From Charles Aznavour to Cher, and even the Kardashians, all have Armenian roots. And here is something I learned about how to spot someone with Armenian roots: the names all end in –ian, –jian, or a similar derivative. I spent a long time looking at the names of the artists in the Art Gallery and loved that there is such an easy way of connecting, wherever you find yourself.
8. The Day-Trip Opportunities
However lovely, Yerevan should never be just a city trip. The true beauty of Armenia lies outside of the city limits. A mountainous country with huge peaks, high lakes, and mountain passes, everywhere you look, ancient monasteries are perching atop cragged hills. Probably the closest and most impressive monastery is Khor Virap Monastery, situated near the border of Turkey. Khor Virap offers breathtaking views of Mount Ararat. This little monastery, originally dating to the 600s (with the current church dating to the 1600s), is a significant religious site. It’s the place where St. Gregory the Illuminator — the Patron Saint of Armenia and reason behind Armenia embracing Christianity — was imprisoned.

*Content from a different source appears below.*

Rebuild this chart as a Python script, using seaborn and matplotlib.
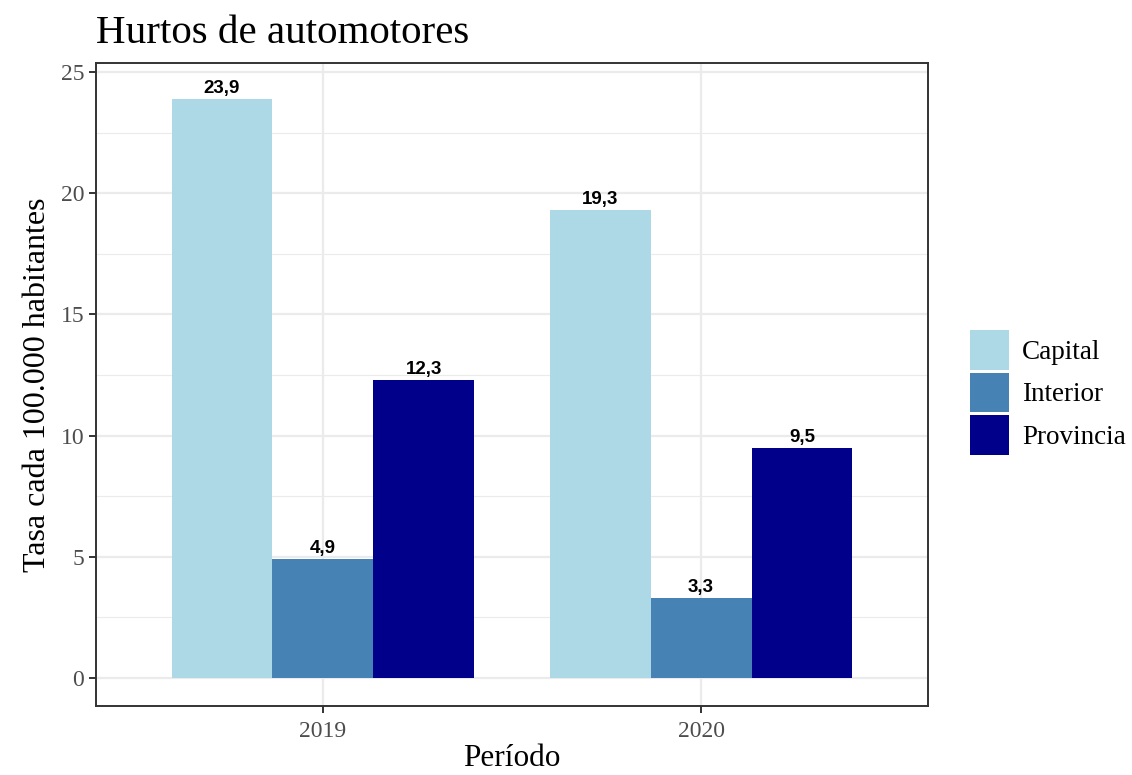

A natural beauty is Lake Sevan, located about 37 miles northeast of Yerevan. Lake Sevan is the largest lake in Armenia and one of the highest freshwater lakes in the world. On its shores lies the Sevanavank Monastery, but the lake is lovely just for its serenity and mountainous fringes. If you are also looking for Silk Road sites, the Orbelian’s Caravanserai not far from the lake is a must. The former overnight resting point during travel along the Silk Road, weary merchants had a chance to sleep, have their animals looked after, and meet other travelers along the way, while doing a bit of business as well.
For a way to see two countries at once, why not get a driver to take you across the border to Tbilisi in Georgia, a mere 4-hour drive from Yerevan?